La loi aujourd'hui déposée sur nos pupitres glorifie la concurrence « libre et non faussée », et administrée. Cette glorification, je ne l’entonne pas : je suis pour la remise sur le métier, afin d’aller vers un accord d’avenir que pourront signer ensemble, après y avoir participé, Piccoli et Gréco, Garrel et Balibar et, avec eux, des internautes.
Nous continuerons de dénoncer l’instrumentalisation de toutes les questions artistiques et technologiques, qui sont inséparables de la question sociale et qui cognent farouchement à la porte de la société France comme alentour.

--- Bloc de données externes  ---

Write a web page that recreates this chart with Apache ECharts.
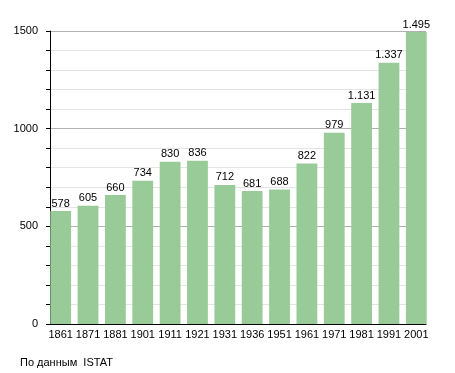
<!DOCTYPE html>
<html><head><meta charset="utf-8">
<script src="https://cdn.jsdelivr.net/npm/echarts@6/dist/echarts.min.js"></script>
<style>html,body{margin:0;padding:0;background:#fff}#c{width:455px;height:373px}</style>
</head><body><div id="c"></div>
<script>
var years = ['1861','1871','1881','1901','1911','1921','1931','1936','1951','1961','1971','1981','1991','2001'];
var population = [578,605,660,734,830,836,712,681,688,822,979,1131,1337,1495];
var source = 'По данным  ISTAT';

function fmt(v){ var s=String(v); return s.length>3 ? s.slice(0,s.length-3)+'.'+s.slice(-3) : s; }
var FONT = 'Liberation Sans, Arial, sans-serif';

var chart = echarts.init(document.getElementById('c'));
chart.setOption({
  animation:false,
  textStyle:{fontFamily:FONT},
  grid:[
    {left:47,right:25,top:31,bottom:49},
    {left:50,right:29,top:31,bottom:49}
  ],
  graphic:[{type:'text',left:20,top:357,style:{text:source,fontSize:11,fill:'#000',fontFamily:FONT}}],
  xAxis:[
    {type:'category',data:years,gridIndex:0,
      axisLine:{show:false},axisTick:{show:false},
      axisLabel:{color:'#000',fontSize:11,margin:5,interval:0}},
    {type:'value',gridIndex:1,min:0,max:1,
      axisLine:{show:true,onZero:false,lineStyle:{color:'#000',width:1}},
      axisTick:{show:false},axisLabel:{show:false},splitLine:{show:false}}
  ],
  yAxis:[
    {type:'value',gridIndex:0,min:0,max:1500,show:false,splitLine:{show:false}},
    {type:'value',gridIndex:1,min:0,max:1500,interval:100,
      axisLine:{show:true,lineStyle:{color:'#000',width:1}},
      axisTick:{show:true,length:4,lineStyle:{color:'#000'}},
      axisLabel:{color:'#000',fontSize:11,margin:12,formatter:function(v){return v%500===0?String(v):'';}},
      splitLine:{lineStyle:{color:['#b0b0b0','#e4e4e4','#e4e4e4','#e4e4e4','#e4e4e4'],width:1}}}
  ],
  series:[{type:'bar',data:population,xAxisIndex:0,yAxisIndex:0,barCategoryGap:'24%',
    itemStyle:{color:'#98cb98'},
    label:{show:true,position:'top',distance:2,color:'#000',fontSize:11,formatter:function(p){return fmt(p.value);}}}]
});
</script></body></html>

Ces questions concernent les auteurs, qui ont à faire avec les nouvelles technologies, et les trouvailles qu’elles leur permettent. Elles concernent la jeunesse, qui vient naturellement par internet au monde de la connaissance et de l’imaginaire.
Et nous les laisserions avoir soif près de la fontaine !
Aussi avons-nous mis en mots quelques amendements, qui s’appuient sur la formule d’Aragon : « se souvenir de l’avenir ». Voilà ce qui inspire ce énième débat, compliqué par une délibération du Parlement européen sur internet et la création.
L’approche du pouvoir crée un monde des issues fermées. Nous proposons un monde des issues ouvertes. Un auteur prophétisait « la fin de l’éternel ». « Nous nous contenterons de travailler à la fin de l’immobile », écrivait René Crevel.
Soyons décoincés et décoinçants ! Sur ce sujet, il n’existe pas d’incompatibilité véritable, sauf à adopter la solution démagogique qui est proposée. Car, dans la société internet telle qu’elle fonctionne aujourd'hui, on paie les appareils, mais on récuse le paiement de ce qui en fait fondamentalement la valeur, à savoir les contenus, les créations, et cela n’est pas acceptable.
Étant donné le nœud de contradictions que recèle ce projet de loi et les nombreux problèmes dont il sera source, le groupe auquel j’appartiens refusera catégoriquement de voter. (Applaudissements sur les travées du groupe CRC-SPG et du groupe socialiste.)